How to Test Insulation Resistance on Resistors: Methods That Actually Work

Most engineers check resistance value. Fewer check insulation resistance. And that is a problem, because a resistor can read perfectly on an ohmmeter and still leak current through its insulation like a sieve.

Insulation resistance is not the same as the resistance value you are measuring across the terminals. It is the resistance between the resistive element and the case, between the terminals and the mounting surface, or between adjacent terminals in multi-element packages. When this value drops, you get leakage current, noise coupling, drift, and eventually failure.
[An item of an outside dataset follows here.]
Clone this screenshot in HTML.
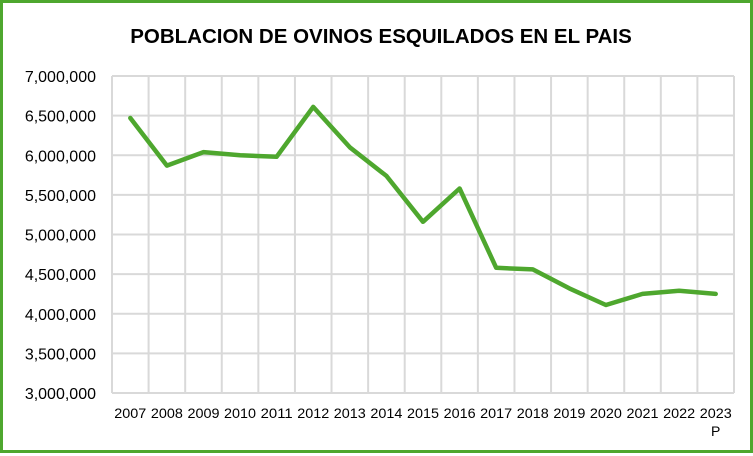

This is how you test it properly.

Why Insulation Resistance Matters More Than You Think

A resistor with poor insulation resistance is a resistor that cannot be trusted in high-impedance circuits. In voltage divider networks, precision amplifiers, or sample-and-hold circuits, even a few megaohms of leakage can throw off your entire measurement.

The failure mode is usually gradual. Moisture creeps in. The coating degrades. Contaminants settle on the surface. The insulation resistance drops from gigaohms to megaohms, and you do not notice until the circuit starts misbehaving.

Standard datasheets often specify a minimum insulation resistance, typically 1000 megaohms or 10 gigaohms depending on the type. But datasheet values are measured under ideal conditions. Your actual board, with flux residue, solder bridges, and humidity, is a different story.

That is why testing insulation resistance on assembled boards or individual components before integration is not optional. It is basic hygiene.

The Two Main Test Methods

There are two approaches: DC insulation resistance test and megohmmeter measurement. They are not the same thing, and mixing them up gives you wrong numbers.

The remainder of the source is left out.